Maple Eight pension plan grows assets to $320.6 billion despite private market headwinds

Plan ramps up Canadian investment amid volatile global markets

Maple Eight pension plan grows assets to $320.6 billion despite private market headwinds

The Public Sector Pension Investment Board (PSP Investments), one of Canada’s Maple Eight pension funds, closed fiscal 2026 with $320.6 billion in net assets under management, a 7.0 per cent increase from the prior year, according to its release on Tuesday.

But its one-year net return of 6.5 per cent trailed its Reference Portfolio by 5.2 percentage points, the widest single-year gap the fund has reported in recent memory.

The shortfall, PSP noted, was concentrated in private markets as macroeconomic and market conditions created a more challenging environment for private assets, and the use of public-market-based benchmarks amplified the divergence over the shorter time horizon.

Real estate was the weakest performer, posting a negative 7.3 per cent return for the year and a negative 0.5 per cent annualized return over five years. Contrastingly, public market equities returned 20.6 per cent, underscoring the valuation gap between listed and unlisted holdings that weighed on overall results.

Currency movements detracted 2.2 per cent during the fiscal year, partially reversing 5.8 per cent of currency gains recorded in fiscal 2025.

"Despite heightened volatility and uncertainty, PSP Investments delivered solid results and continued to strengthen the long-term funding position of the pension plans we support," Deborah K. Orida, president and CEO, said in a statement, adding that the fund's long-term results, return stability, and plan funding levels were the more meaningful indicators of performance.

PSP has outperformed the Reference Portfolio on a one-year basis roughly 70 per cent of the time since inception, and over 10 years the fund delivered a net annualized return of 8.8 per cent, generating $14.5 billion in cumulative net investment gains above the benchmark.

Infrastructure led the private asset classes at 10.1 per cent for the year and 12.7 per cent annualized over a decade. Private equity returned 5.3 per cent for the year, while credit investments came in at 3.1 per cent. Natural resources posted 2.4 per cent. Fixed income returned 2.3 per cent for the year and 3.2 per cent over 10 years.

On the cost side, PSP reported an operating cost ratio of 24.7 basis points, down from 27.9 basis points the previous year, a decline the fund attributed to portfolio streamlining and asset sales under its three-year strategic plan. Total costs, including financing and external manager fees, rose slightly to $3.942 billion from $3.885 billion in fiscal 2025.

Orida acknowledged the fund’s domestic investment activity as a bright spot.

"In fiscal 2026, we invested over $10 billion in Canada, primarily driven by increased direct private investments and a higher allocation to Canadian equities, which performed well this year," she said.

Gross assets under management in Canada exceeded $75 billion as of March 31, 2026.

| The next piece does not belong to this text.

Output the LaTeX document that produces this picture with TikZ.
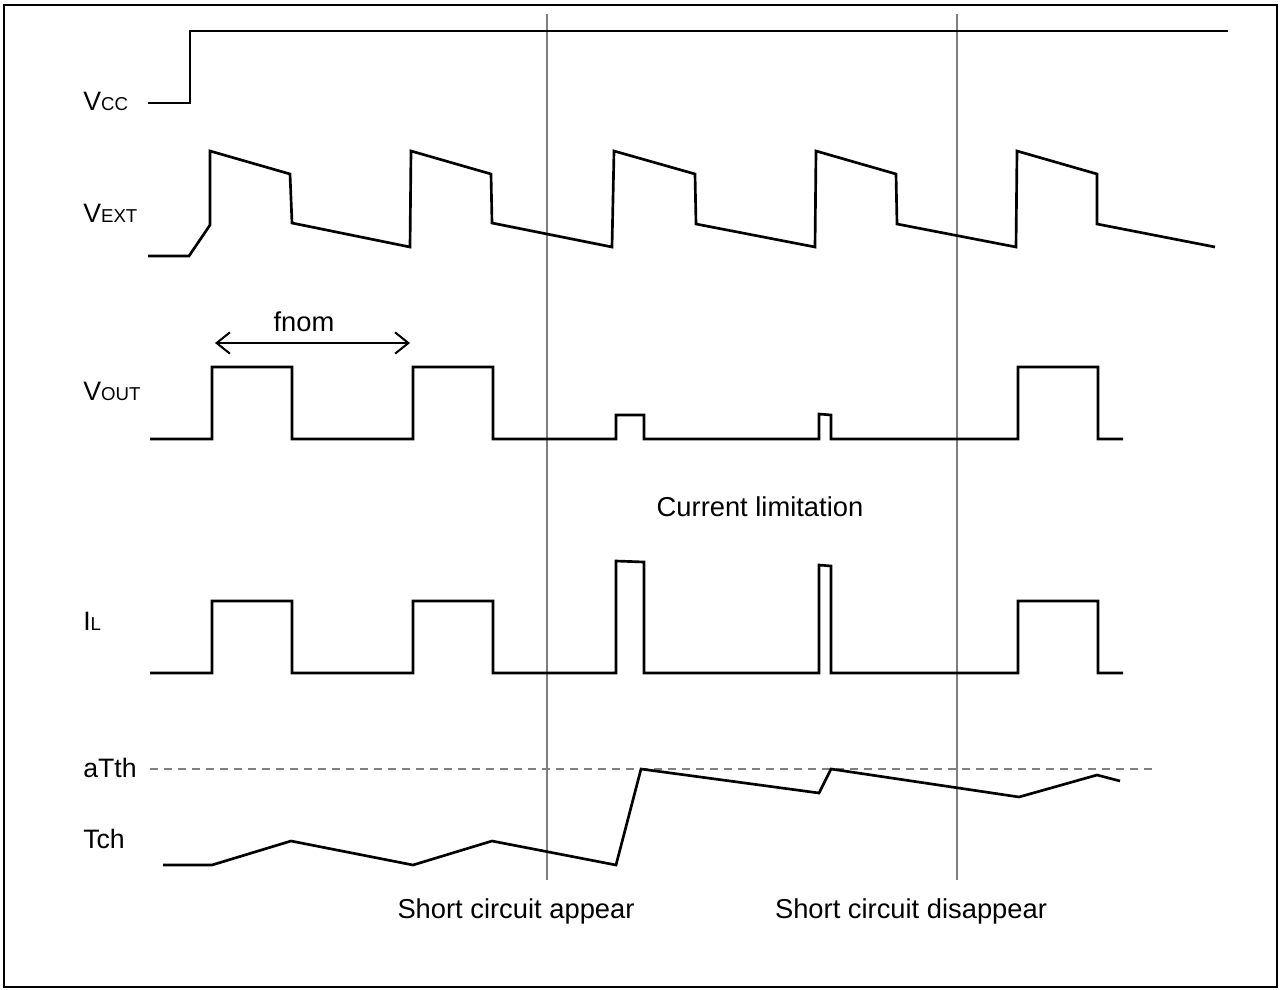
\documentclass[tikz,border=0pt]{standalone}
\usepackage{fontspec}
\setmainfont{Liberation Sans}
\usetikzlibrary{arrows.meta}
\begin{document}
\begin{tikzpicture}[x=0.75pt,y=-0.75pt,
  wave/.style={line width=2pt, line join=miter},
  marker/.style={draw=black!50, line width=1.8pt},
  thresh/.style={draw=black!50, line width=1.3pt, dash pattern=on 6pt off 4.5pt},
  lbl/.style={anchor=base west, inner sep=0pt, font=\fontsize{20}{24}\selectfont},
  txt/.style={anchor=base, inner sep=0pt, font=\fontsize{20.5}{24}\selectfont}]
\newcommand{\subsc}[1]{{\fontsize{14}{16}\selectfont #1}}
\useasboundingbox (0,0) rectangle (1280,989);
\draw[line width=1.5pt] (4,5) rectangle (1277,987);

% labels
\node[lbl] (lvcc) at (83,110) {V\subsc{CC}};
\node[lbl] (lvext) at (83,222) {V\subsc{EXT}};
\node[lbl] (lvout) at (83,400) {V\subsc{OUT}};
\node[lbl] (lil) at (83,630) {I\subsc{L}};
\node[lbl] (latth) at (83,777) {aTth};
\node[lbl] (ltch) at (83,848) {Tch};

% event markers
\coordinate (sa1) at (547,14); \coordinate (sa2) at (547,880);
\coordinate (sd1) at (957,14); \coordinate (sd2) at (957,880);
\draw[marker] (sa1) -- (sa2);
\draw[marker] (sd1) -- (sd2);

% threshold
\coordinate (th1) at (150,769); \coordinate (th2) at (1153,769);
\draw[thresh] (th1) -- (th2);

% VCC
\draw[wave] (148,103) -- (190,103) -- (190,31) -- (1228,31);

% VEXT
\draw[wave] (148,256) -- (189,256) -- (210,225) -- (210,151) -- (290,174) -- (292,223)
  -- (410,247) -- (411,151) -- (491,174) -- (492,223)
  -- (612,247) -- (614,151) -- (695,174) -- (696,224)
  -- (815,247) -- (816,151) -- (896,174) -- (897,224)
  -- (1016,247) -- (1017,151) -- (1097,174) -- (1097,224)
  -- (1215,247);

% fnom
\coordinate (f1) at (215,343); \coordinate (f2) at (410,343);
\draw[line width=1.5pt, {Straight Barb[length=10pt,width=16pt]}-{Straight Barb[length=10pt,width=16pt]}] (f1) -- (f2);
\node[txt] (fnom) at (304,331) {fnom};

% VOUT
\draw[wave] (150,439) -- (212,439) -- (212,367) -- (292,367) -- (292,439)
  -- (413,439) -- (413,367) -- (493,367) -- (493,439)
  -- (616,439) -- (616,415) -- (644,415) -- (644,439)
  -- (819,439) -- (819,414) -- (831,415) -- (831,439)
  -- (1018,439) -- (1018,367) -- (1098,367) -- (1098,439) -- (1123,439);

\node[txt] (climit) at (760,516) {Current limitation};

% IL
\draw[wave] (150,673) -- (212,673) -- (212,601) -- (292,601) -- (292,673)
  -- (413,673) -- (413,601) -- (493,601) -- (493,673)
  -- (616,673) -- (616,561) -- (644,562) -- (644,673)
  -- (819,673) -- (819,565) -- (831,566) -- (831,673)
  -- (1018,673) -- (1018,601) -- (1098,601) -- (1098,673) -- (1123,673);

% Tch
\draw[wave] (163,865) -- (212,865) -- (291,841) -- (413,865) -- (492,841) -- (616,865)
  -- (641,769) -- (819,793) -- (831,769) -- (1019,797) -- (1097,775) -- (1120,781);

\node[txt] (sca) at (516,918) {Short circuit appear};
\node[txt] (scd) at (911,918) {Short circuit disappear};
\end{tikzpicture}
\end{document}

Separately, PSP's subsidiary Canada Growth Fund Investment Management continued to manage the $15-billion Canada Growth Fund, which has completed 18 transactions totalling approximately $5 billion in Canadian commitments.

PSP manages pension assets for the federal Public Service, the Canadian Armed Forces, the RCMP, and the Reserve Force. Investment returns account for approximately 70 per cent of net assets under management, with Government of Canada fund transfers making up the remaining 30 per cent.